Short exercise | Omit every picture and return the rest of the data unaltered.

Supplied material |
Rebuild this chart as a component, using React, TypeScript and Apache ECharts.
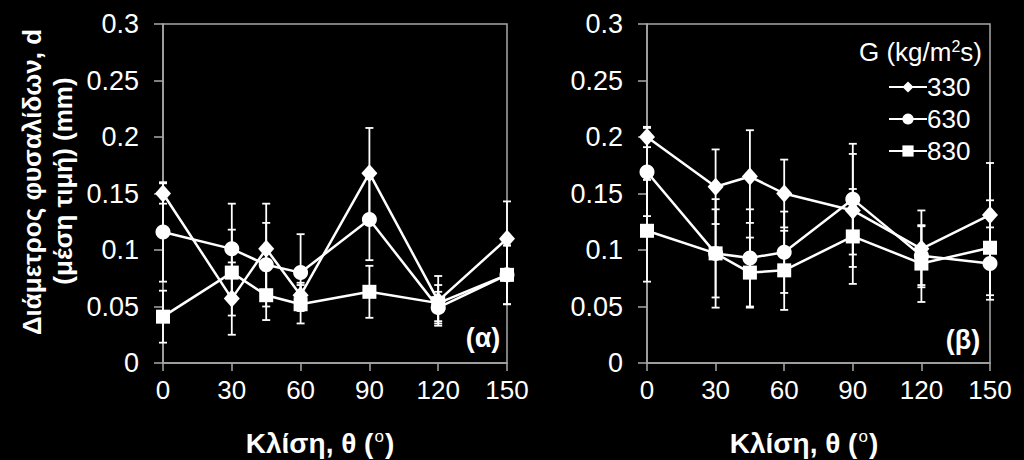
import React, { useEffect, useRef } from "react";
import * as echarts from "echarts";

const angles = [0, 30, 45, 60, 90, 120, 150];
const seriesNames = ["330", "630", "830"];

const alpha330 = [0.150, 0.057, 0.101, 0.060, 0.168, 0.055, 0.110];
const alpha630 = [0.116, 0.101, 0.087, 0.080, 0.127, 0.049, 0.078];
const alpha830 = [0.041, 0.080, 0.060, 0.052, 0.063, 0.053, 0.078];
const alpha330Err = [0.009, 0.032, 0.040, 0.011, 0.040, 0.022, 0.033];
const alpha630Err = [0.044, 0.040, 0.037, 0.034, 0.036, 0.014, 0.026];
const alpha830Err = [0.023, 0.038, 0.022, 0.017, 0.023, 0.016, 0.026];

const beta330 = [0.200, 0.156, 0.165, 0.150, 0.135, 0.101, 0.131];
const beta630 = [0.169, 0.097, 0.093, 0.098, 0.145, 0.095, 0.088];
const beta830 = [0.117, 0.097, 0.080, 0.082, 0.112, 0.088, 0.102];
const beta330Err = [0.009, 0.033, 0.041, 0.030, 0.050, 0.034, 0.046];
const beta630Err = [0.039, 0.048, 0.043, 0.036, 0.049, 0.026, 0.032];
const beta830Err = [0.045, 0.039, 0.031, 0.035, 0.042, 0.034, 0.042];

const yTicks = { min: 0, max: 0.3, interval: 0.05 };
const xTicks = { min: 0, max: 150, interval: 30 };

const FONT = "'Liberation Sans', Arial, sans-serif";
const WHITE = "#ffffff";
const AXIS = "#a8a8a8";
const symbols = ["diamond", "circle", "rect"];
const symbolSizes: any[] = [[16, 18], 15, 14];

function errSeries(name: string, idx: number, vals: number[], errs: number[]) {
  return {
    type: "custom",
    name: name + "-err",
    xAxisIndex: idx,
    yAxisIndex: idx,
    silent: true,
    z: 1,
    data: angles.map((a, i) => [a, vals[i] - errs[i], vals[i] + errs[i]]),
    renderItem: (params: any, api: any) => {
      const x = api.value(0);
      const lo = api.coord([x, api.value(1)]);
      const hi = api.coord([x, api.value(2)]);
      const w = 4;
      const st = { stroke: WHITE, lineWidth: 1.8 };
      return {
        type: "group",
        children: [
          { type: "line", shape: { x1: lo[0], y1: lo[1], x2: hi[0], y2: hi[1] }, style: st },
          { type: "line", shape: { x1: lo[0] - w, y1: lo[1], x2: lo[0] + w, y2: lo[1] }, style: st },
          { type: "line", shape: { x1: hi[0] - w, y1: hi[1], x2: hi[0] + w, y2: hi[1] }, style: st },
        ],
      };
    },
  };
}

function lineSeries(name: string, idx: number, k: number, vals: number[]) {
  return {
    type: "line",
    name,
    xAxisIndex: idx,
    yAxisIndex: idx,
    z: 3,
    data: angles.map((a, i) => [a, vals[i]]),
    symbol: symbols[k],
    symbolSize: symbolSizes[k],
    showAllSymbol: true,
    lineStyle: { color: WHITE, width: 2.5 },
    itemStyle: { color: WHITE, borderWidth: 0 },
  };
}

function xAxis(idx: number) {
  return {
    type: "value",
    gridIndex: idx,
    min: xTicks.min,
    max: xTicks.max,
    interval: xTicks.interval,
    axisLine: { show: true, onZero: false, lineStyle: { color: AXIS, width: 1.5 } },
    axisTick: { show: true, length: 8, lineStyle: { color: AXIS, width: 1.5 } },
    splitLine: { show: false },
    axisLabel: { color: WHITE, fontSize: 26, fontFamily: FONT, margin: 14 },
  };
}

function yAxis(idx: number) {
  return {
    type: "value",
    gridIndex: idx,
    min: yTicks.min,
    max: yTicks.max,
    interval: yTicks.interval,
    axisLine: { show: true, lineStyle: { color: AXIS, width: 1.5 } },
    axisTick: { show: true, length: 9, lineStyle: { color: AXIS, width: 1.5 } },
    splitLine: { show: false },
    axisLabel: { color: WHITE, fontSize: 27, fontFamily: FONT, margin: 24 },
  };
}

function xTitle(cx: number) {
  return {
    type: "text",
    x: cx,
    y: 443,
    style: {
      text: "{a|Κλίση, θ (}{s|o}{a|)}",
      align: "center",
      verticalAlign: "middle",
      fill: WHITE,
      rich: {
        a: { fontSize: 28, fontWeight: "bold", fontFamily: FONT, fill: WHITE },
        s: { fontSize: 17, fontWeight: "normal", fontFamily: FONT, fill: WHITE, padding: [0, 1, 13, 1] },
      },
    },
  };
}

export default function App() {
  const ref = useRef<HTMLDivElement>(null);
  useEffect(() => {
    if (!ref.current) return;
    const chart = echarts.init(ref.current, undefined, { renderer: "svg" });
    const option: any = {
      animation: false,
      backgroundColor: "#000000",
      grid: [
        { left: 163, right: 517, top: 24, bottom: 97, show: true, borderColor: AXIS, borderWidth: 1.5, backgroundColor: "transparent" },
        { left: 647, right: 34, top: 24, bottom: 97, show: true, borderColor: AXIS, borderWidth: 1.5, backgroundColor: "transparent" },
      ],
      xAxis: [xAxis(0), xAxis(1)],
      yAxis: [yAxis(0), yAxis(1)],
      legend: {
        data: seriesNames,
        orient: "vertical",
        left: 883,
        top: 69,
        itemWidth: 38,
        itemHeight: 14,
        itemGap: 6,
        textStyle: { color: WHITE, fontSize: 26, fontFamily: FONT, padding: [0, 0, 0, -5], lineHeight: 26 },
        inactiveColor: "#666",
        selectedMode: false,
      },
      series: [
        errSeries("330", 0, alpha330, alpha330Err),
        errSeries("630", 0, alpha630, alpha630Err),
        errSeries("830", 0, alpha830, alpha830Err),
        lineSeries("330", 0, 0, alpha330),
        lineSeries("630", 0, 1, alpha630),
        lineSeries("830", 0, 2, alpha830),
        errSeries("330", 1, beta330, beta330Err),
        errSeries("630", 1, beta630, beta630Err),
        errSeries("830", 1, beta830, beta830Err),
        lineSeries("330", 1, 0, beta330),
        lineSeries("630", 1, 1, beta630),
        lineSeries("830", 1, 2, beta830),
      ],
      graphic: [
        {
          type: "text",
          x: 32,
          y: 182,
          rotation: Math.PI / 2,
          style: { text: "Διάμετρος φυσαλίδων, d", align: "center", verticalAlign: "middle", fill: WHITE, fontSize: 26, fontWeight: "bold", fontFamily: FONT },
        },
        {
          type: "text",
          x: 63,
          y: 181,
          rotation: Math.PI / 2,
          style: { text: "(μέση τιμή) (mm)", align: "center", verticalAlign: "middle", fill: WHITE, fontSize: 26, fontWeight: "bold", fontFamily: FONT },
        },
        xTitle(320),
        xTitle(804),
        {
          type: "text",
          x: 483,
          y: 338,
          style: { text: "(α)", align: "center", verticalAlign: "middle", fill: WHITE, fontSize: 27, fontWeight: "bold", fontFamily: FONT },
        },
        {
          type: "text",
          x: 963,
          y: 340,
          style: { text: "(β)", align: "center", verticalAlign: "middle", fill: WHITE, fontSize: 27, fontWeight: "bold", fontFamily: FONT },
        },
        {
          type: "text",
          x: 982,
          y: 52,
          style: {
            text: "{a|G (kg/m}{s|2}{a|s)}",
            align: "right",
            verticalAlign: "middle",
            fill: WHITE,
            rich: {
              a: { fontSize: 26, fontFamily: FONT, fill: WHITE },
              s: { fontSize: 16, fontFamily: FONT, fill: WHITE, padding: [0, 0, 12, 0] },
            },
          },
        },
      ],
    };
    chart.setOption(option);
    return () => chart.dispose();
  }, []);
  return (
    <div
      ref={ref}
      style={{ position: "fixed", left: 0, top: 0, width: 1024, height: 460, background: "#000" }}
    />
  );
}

Task answer |
Rebuild this chart as a component, using React, TypeScript and Apache ECharts.
import React, { useEffect, useRef } from "react";
import * as echarts from "echarts";

const angles = [0, 30, 45, 60, 90, 120, 150];
const seriesNames = ["330", "630", "830"];

const alpha330 = [0.150, 0.057, 0.101, 0.060, 0.168, 0.055, 0.110];
const alpha630 = [0.116, 0.101, 0.087, 0.080, 0.127, 0.049, 0.078];
const alpha830 = [0.041, 0.080, 0.060, 0.052, 0.063, 0.053, 0.078];
const alpha330Err = [0.009, 0.032, 0.040, 0.011, 0.040, 0.022, 0.033];
const alpha630Err = [0.044, 0.040, 0.037, 0.034, 0.036, 0.014, 0.026];
const alpha830Err = [0.023, 0.038, 0.022, 0.017, 0.023, 0.016, 0.026];

const beta330 = [0.200, 0.156, 0.165, 0.150, 0.135, 0.101, 0.131];
const beta630 = [0.169, 0.097, 0.093, 0.098, 0.145, 0.095, 0.088];
const beta830 = [0.117, 0.097, 0.080, 0.082, 0.112, 0.088, 0.102];
const beta330Err = [0.009, 0.033, 0.041, 0.030, 0.050, 0.034, 0.046];
const beta630Err = [0.039, 0.048, 0.043, 0.036, 0.049, 0.026, 0.032];
const beta830Err = [0.045, 0.039, 0.031, 0.035, 0.042, 0.034, 0.042];

const yTicks = { min: 0, max: 0.3, interval: 0.05 };
const xTicks = { min: 0, max: 150, interval: 30 };

const FONT = "'Liberation Sans', Arial, sans-serif";
const WHITE = "#ffffff";
const AXIS = "#a8a8a8";
const symbols = ["diamond", "circle", "rect"];
const symbolSizes: any[] = [[16, 18], 15, 14];

function errSeries(name: string, idx: number, vals: number[], errs: number[]) {
  return {
    type: "custom",
    name: name + "-err",
    xAxisIndex: idx,
    yAxisIndex: idx,
    silent: true,
    z: 1,
    data: angles.map((a, i) => [a, vals[i] - errs[i], vals[i] + errs[i]]),
    renderItem: (params: any, api: any) => {
      const x = api.value(0);
      const lo = api.coord([x, api.value(1)]);
      const hi = api.coord([x, api.value(2)]);
      const w = 4;
      const st = { stroke: WHITE, lineWidth: 1.8 };
      return {
        type: "group",
        children: [
          { type: "line", shape: { x1: lo[0], y1: lo[1], x2: hi[0], y2: hi[1] }, style: st },
          { type: "line", shape: { x1: lo[0] - w, y1: lo[1], x2: lo[0] + w, y2: lo[1] }, style: st },
          { type: "line", shape: { x1: hi[0] - w, y1: hi[1], x2: hi[0] + w, y2: hi[1] }, style: st },
        ],
      };
    },
  };
}

function lineSeries(name: string, idx: number, k: number, vals: number[]) {
  return {
    type: "line",
    name,
    xAxisIndex: idx,
    yAxisIndex: idx,
    z: 3,
    data: angles.map((a, i) => [a, vals[i]]),
    symbol: symbols[k],
    symbolSize: symbolSizes[k],
    showAllSymbol: true,
    lineStyle: { color: WHITE, width: 2.5 },
    itemStyle: { color: WHITE, borderWidth: 0 },
  };
}

function xAxis(idx: number) {
  return {
    type: "value",
    gridIndex: idx,
    min: xTicks.min,
    max: xTicks.max,
    interval: xTicks.interval,
    axisLine: { show: true, onZero: false, lineStyle: { color: AXIS, width: 1.5 } },
    axisTick: { show: true, length: 8, lineStyle: { color: AXIS, width: 1.5 } },
    splitLine: { show: false },
    axisLabel: { color: WHITE, fontSize: 26, fontFamily: FONT, margin: 14 },
  };
}

function yAxis(idx: number) {
  return {
    type: "value",
    gridIndex: idx,
    min: yTicks.min,
    max: yTicks.max,
    interval: yTicks.interval,
    axisLine: { show: true, lineStyle: { color: AXIS, width: 1.5 } },
    axisTick: { show: true, length: 9, lineStyle: { color: AXIS, width: 1.5 } },
    splitLine: { show: false },
    axisLabel: { color: WHITE, fontSize: 27, fontFamily: FONT, margin: 24 },
  };
}

function xTitle(cx: number) {
  return {
    type: "text",
    x: cx,
    y: 443,
    style: {
      text: "{a|Κλίση, θ (}{s|o}{a|)}",
      align: "center",
      verticalAlign: "middle",
      fill: WHITE,
      rich: {
        a: { fontSize: 28, fontWeight: "bold", fontFamily: FONT, fill: WHITE },
        s: { fontSize: 17, fontWeight: "normal", fontFamily: FONT, fill: WHITE, padding: [0, 1, 13, 1] },
      },
    },
  };
}

export default function App() {
  const ref = useRef<HTMLDivElement>(null);
  useEffect(() => {
    if (!ref.current) return;
    const chart = echarts.init(ref.current, undefined, { renderer: "svg" });
    const option: any = {
      animation: false,
      backgroundColor: "#000000",
      grid: [
        { left: 163, right: 517, top: 24, bottom: 97, show: true, borderColor: AXIS, borderWidth: 1.5, backgroundColor: "transparent" },
        { left: 647, right: 34, top: 24, bottom: 97, show: true, borderColor: AXIS, borderWidth: 1.5, backgroundColor: "transparent" },
      ],
      xAxis: [xAxis(0), xAxis(1)],
      yAxis: [yAxis(0), yAxis(1)],
      legend: {
        data: seriesNames,
        orient: "vertical",
        left: 883,
        top: 69,
        itemWidth: 38,
        itemHeight: 14,
        itemGap: 6,
        textStyle: { color: WHITE, fontSize: 26, fontFamily: FONT, padding: [0, 0, 0, -5], lineHeight: 26 },
        inactiveColor: "#666",
        selectedMode: false,
      },
      series: [
        errSeries("330", 0, alpha330, alpha330Err),
        errSeries("630", 0, alpha630, alpha630Err),
        errSeries("830", 0, alpha830, alpha830Err),
        lineSeries("330", 0, 0, alpha330),
        lineSeries("630", 0, 1, alpha630),
        lineSeries("830", 0, 2, alpha830),
        errSeries("330", 1, beta330, beta330Err),
        errSeries("630", 1, beta630, beta630Err),
        errSeries("830", 1, beta830, beta830Err),
        lineSeries("330", 1, 0, beta330),
        lineSeries("630", 1, 1, beta630),
        lineSeries("830", 1, 2, beta830),
      ],
      graphic: [
        {
          type: "text",
          x: 32,
          y: 182,
          rotation: Math.PI / 2,
          style: { text: "Διάμετρος φυσαλίδων, d", align: "center", verticalAlign: "middle", fill: WHITE, fontSize: 26, fontWeight: "bold", fontFamily: FONT },
        },
        {
          type: "text",
          x: 63,
          y: 181,
          rotation: Math.PI / 2,
          style: { text: "(μέση τιμή) (mm)", align: "center", verticalAlign: "middle", fill: WHITE, fontSize: 26, fontWeight: "bold", fontFamily: FONT },
        },
        xTitle(320),
        xTitle(804),
        {
          type: "text",
          x: 483,
          y: 338,
          style: { text: "(α)", align: "center", verticalAlign: "middle", fill: WHITE, fontSize: 27, fontWeight: "bold", fontFamily: FONT },
        },
        {
          type: "text",
          x: 963,
          y: 340,
          style: { text: "(β)", align: "center", verticalAlign: "middle", fill: WHITE, fontSize: 27, fontWeight: "bold", fontFamily: FONT },
        },
        {
          type: "text",
          x: 982,
          y: 52,
          style: {
            text: "{a|G (kg/m}{s|2}{a|s)}",
            align: "right",
            verticalAlign: "middle",
            fill: WHITE,
            rich: {
              a: { fontSize: 26, fontFamily: FONT, fill: WHITE },
              s: { fontSize: 16, fontFamily: FONT, fill: WHITE, padding: [0, 0, 12, 0] },
            },
          },
        },
      ],
    };
    chart.setOption(option);
    return () => chart.dispose();
  }, []);
  return (
    <div
      ref={ref}
      style={{ position: "fixed", left: 0, top: 0, width: 1024, height: 460, background: "#000" }}
    />
  );
}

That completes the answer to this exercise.